Holzhaus in Tarussa (Foto: Tino Künzel)

Nun schlagen die Wellen hoch. Den Stadtoberen von Tarussa wird einerseits Beifall aus ganz Russland zuteil, andererseits laufen vor allem die Kommunisten Sturm. „Eine größere Schweinerei“ könne man sich kaum vorstellen, entrüstete sich KPRF-Chef Gennadij Sjuganow und verglich die Verantwortlichen mit „Bandera-Anhängern, Nazisten und Faschisten“. In Tarussa selbst scheinen die Meinungen geteilt. Die Befürworter sagen, der Schritt sei überfällig gewesen und entspreche dem Willen der Mehrheit. Seit Jahren seien immer wieder entsprechende Bitten an die Stadtverwaltung herangetragen worden.
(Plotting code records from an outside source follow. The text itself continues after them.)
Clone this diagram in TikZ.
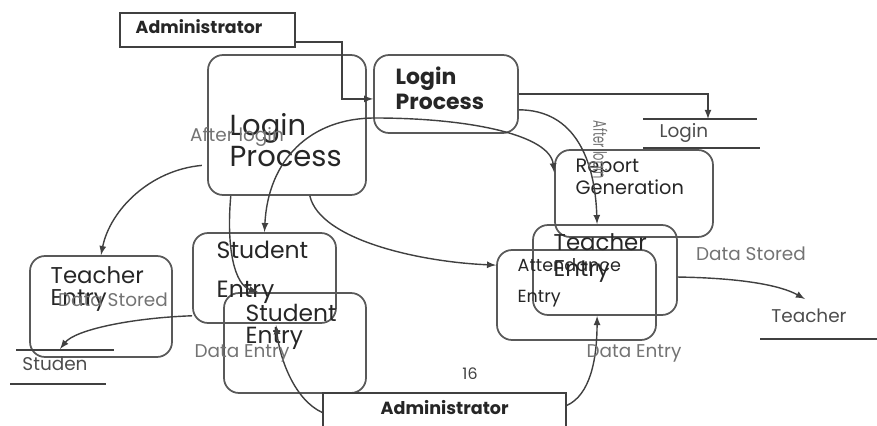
\documentclass[tikz,border=0pt]{standalone}
\usepackage{fontspec}
\setmainfont{Poppins}
\begin{document}
\begin{tikzpicture}[x=0.02cm,y=-0.02cm,>=latex,line width=0.8pt,draw=black!75,
	proc/.style={draw=black!65,rectangle,rounded corners=0.3cm,line width=1pt},
	ext/.style={draw=black!75,rectangle,line width=0.9pt},
	txt/.style={text=black!85,align=left,anchor=west,inner sep=0pt},
	lbl/.style={text=black!55,inner sep=0pt,font=\fontsize{10.5}{12}\selectfont}]
		\useasboundingbox (0,0) rectangle (877,426);

		% boxes
		\node [ext,minimum width=3.5cm,minimum height=0.68cm] (adm1) at (207.5,30) {};
		\node [proc,minimum width=3.16cm,minimum height=2.8cm] (lp1) at (287,125) {};
		\node [proc,minimum width=2.88cm,minimum height=1.56cm] (lp2) at (446,94) {};
		\node [proc,minimum width=3.16cm,minimum height=1.74cm] (rg) at (634,193.5) {};
		\node [proc,minimum width=2.84cm,minimum height=2.02cm] (te1) at (101,306.5) {};
		\node [proc,minimum width=2.86cm,minimum height=1.8cm] (se1) at (264.5,278) {};
		\node [proc,minimum width=2.84cm,minimum height=2cm] (se2) at (295,343) {};
		\node [proc,minimum width=3.18cm,minimum height=1.8cm] (ae) at (576.5,295) {};
		\node [proc,minimum width=2.88cm,minimum height=1.8cm] (te2) at (605,270) {};
		\node [ext,minimum width=4.86cm,minimum height=0.92cm] (adm2) at (444.5,416) {};

		% texts
		\node [txt,font=\bfseries\fontsize{9.9}{11}\selectfont] (adm1t) at (135,27) {Administrator};
		\node [txt,font=\fontsize{16.5}{17.6}\selectfont] (lp1t) at (229,140) {Login\\Process};
		\node [txt,font=\bfseries\fontsize{12.5}{14.2}\selectfont] (lp2t) at (395,88) {Login\\Process};
		\node [txt,font=\fontsize{11}{10.2}\selectfont] (rgt) at (575,177) {Report\\Generation};
		\node [txt,font=\fontsize{13}{12.5}\selectfont] (te1t) at (50,289) {Teacher\\Entry};
		\node [txt,font=\fontsize{13.4}{22}\selectfont] (se1t) at (216,272) {Student\\Entry};
		\node [txt,font=\fontsize{13.3}{12.5}\selectfont] (se2t) at (245,327) {Student\\Entry};
		\node [txt,font=\fontsize{10}{17.6}\selectfont] (aet) at (517,283) {Attendance\\Entry};
		\node [txt,font=\fontsize{13}{15.3}\selectfont] (te2t) at (553,258) {Teacher\\Entry};
		\node [txt,font=\bfseries\fontsize{10}{11}\selectfont] (adm2t) at (380,408) {Administrator};

		% stores
		\coordinate (lgtop) at (708,119);
		\draw (643,119) -- (757,119);
		\draw (643,148) -- (760,148);
		\node [lbl,text=black!70] (lgst) at (684,133) {Login};
		\coordinate (sttop) at (60,349);
		\draw (16,350) -- (114,350);
		\draw (10,384) -- (106,384);
		\node [lbl,text=black!70] (stst) at (55,364) {Studen};
		\coordinate (tctop) at (805,299);
		\draw (760,339) -- (877,339);
		\node [lbl,text=black!70] (tcst) at (809,316) {Teacher};

		% flows
		\coordinate (bend) at (342,42);
		\draw [->] (adm1.east |- bend) -- (bend) |- ([yshift=-2.8pt]lp2.west);
		\draw [->] (lp2.east) -| (lgtop);
		\draw [->] ([yshift=-9pt]lp2.east) .. controls (575,110) and (595,160) .. ([xshift=-4.5pt]te2.north);
		\coordinate (arch) at (375,118);
		\draw [<->] (se1.north) .. controls (268,160) and (310,118) .. (arch) .. controls (470,118) and (550,135) .. ([yshift=12pt]rg.west);
		\draw [->] ([xshift=-3pt,yshift=-23pt]lp1.west) .. controls (150,170) and (110,210) .. (te1.north);
		\draw [->] ([xshift=-32pt]lp1.south) .. controls (226,250) and (235,285) .. ([xshift=-21pt]se2.north);
		\draw [->] ([xshift=13pt]lp1.south) .. controls (320,240) and (420,262) .. ([yshift=17pt]ae.west);
		\draw [->] ([yshift=-21.5pt]se1.west) .. controls (130,318) and (75,330) .. (sttop);
		\draw [->] ([yshift=2pt]adm2.west) .. controls (295,400) and (280,360) .. ([xshift=-10.8pt,yshift=10.2pt]se2.center);
		\draw [->] ([yshift=6pt]adm2.east) .. controls (590,395) and (597,360) .. ([xshift=-4.5pt]te2.south);
		\draw [->] ([yshift=-4pt]te2.east) .. controls (740,278) and (780,285) .. (tctop);

		% labels
		\node [lbl] (al1) at (237,137) {After login};
		\node [lbl,rotate=-90,xscale=0.62] (al2) at (598,150) {After login};
		\node [lbl] (ds1) at (113,300) {Data Stored};
		\node [lbl] (ds2) at (751,254) {Data Stored};
		\node [lbl] (de1) at (242,353) {Data Entry};
		\node [lbl] (de2) at (634,353) {Data Entry};
		\node [text=black!75,font=\fontsize{9}{11}\selectfont] (pg) at (470,374) {16};
	\end{tikzpicture}
\end{document}
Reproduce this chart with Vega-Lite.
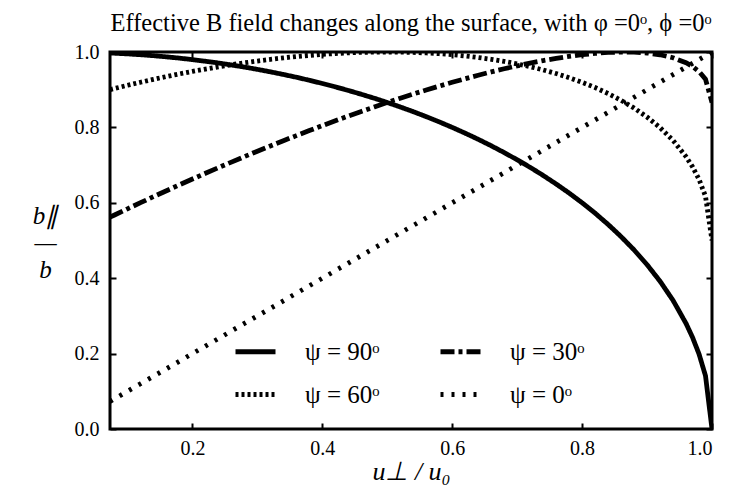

Auch die Gegner – sie sind in diesen Tagen besonders vernehmbar – reklamieren die Mehrheit für sich. Sie schimpfen, keiner habe sie gefragt, ob sie künftig auf der Gemüsegarten-Straße (statt der Pionierstraße), der Ziegelstraße (statt Lunatscharskij-Straße) oder der Sägewerk-Straße (statt der Urizkij-Straße) wohnen wollten. Zumal es das Ziegelwerk und das Sägewerk schon längst nicht mehr gebe. 622 Ortsansässige haben einen Brief an Präsident Putin unterzeichnet, er möge ein Machtwort sprechen.

Nicht gegen die Sowjetunion, sondern für Tarussa

Nun könnten die Entscheidungsträger darauf verweisen, dass Tarussa eine mehr als 750-jährige Geschichte hat, weshalb 70 Jahre Sowjetunion nur eine Episode darstellten, die nicht die gesamte Namensgebung für sich beanspruchen kann. Doch als Antwort auf den heftigen Gegenwind versuchten sie vor allem dem Eindruck entgegenzutreten, toponymisch mit der sowjetischen Vergangenheit abzurechnen, wie das davor etwa im Baltikum und zuletzt in der Ukraine geschehen war. Vielmehr solle die eigene Identität gestärkt werden. Stadtmarketing sozusagen.  „Unsere Kinder sollen in einer authentischen Umgebung aufwachsen“, sagte die Vorsitzende der Stadtverwaltung und des Stadtrats, Jelena Kotowa, der Zeitung „Argumenty i Fakty“. Und: Die Umbennung koste die Stadt keinen Rubel, sondern werde von Unterstützern finanziert.

Um die Unzufriedenen zu beschwichtigen, kommen nun aber auch die sowjetischen Namen mit auf die Straßenschilder. Und das Lenin-Denkmal soll als „Kulturerbe“ anerkannt werden.